Comment 2 for bug 785124

Revision history for this message
Thomas Schweikle (tps) wrote :

After really digging deep into this issue, I found what caused the kernel panic:
it was creating an additional lvm volume within the pool I had created. Since this pool shares volumes for the system and ones for virtual machines nothing not common. I'm wondering, why this action took about 24h to lead to a crash.

Here is what was done before:
1. Created an additional lvm-volume to be assigned to a virtual machine later on.
2. copied data on this volume (netcat+dd from an other network reachable server).
3. shutdown the vm in question (named afs).
4. assigned the volume, removed the old file based volume.
5. started the vm again.
6. vm started OK, no problems so far.
7. 8h later: restarted libvirtd for other reasons.
7. system crashed trying to access this volume and write data to it.

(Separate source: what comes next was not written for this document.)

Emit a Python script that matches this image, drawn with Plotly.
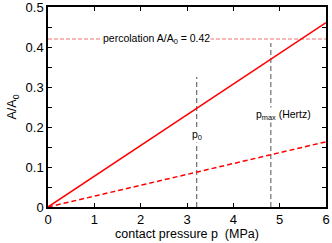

The crash wasn't immediate. It was a slow down of the vm until it was inaccessible, after restarting the vm the whole system crashed.

Here is what was not done assigning the volume to the virtual machine:
Normally virtlibd creates two files in /etc/apparmore.d/libvirtd named "libvirt-{uuid-of-virtual-machine}" and "libvirt-{uuid-of-virtual-machine}.files". The first includes the second. After creating these files apparmore is reloaded.

These files were not created, and apparmore was not reloaded after assigning the volume to the vm. But the starting process had necessary rights to access and write the volume.

For other reasons (I could not find out -- does libvirtd if restarted reload apparmore?), apparmore was reloaded about 8h later. The moment this was done the vm did not have access to its volume and crashed. This wasn't really fatal, since this was only one vm within a whole bunch of them. It would not have had any consequences except it had been restarted. But: this crash lead to a lvm crash, which turned out fatal to the running host: it stopped working with a kernel panic. This should not happen at all!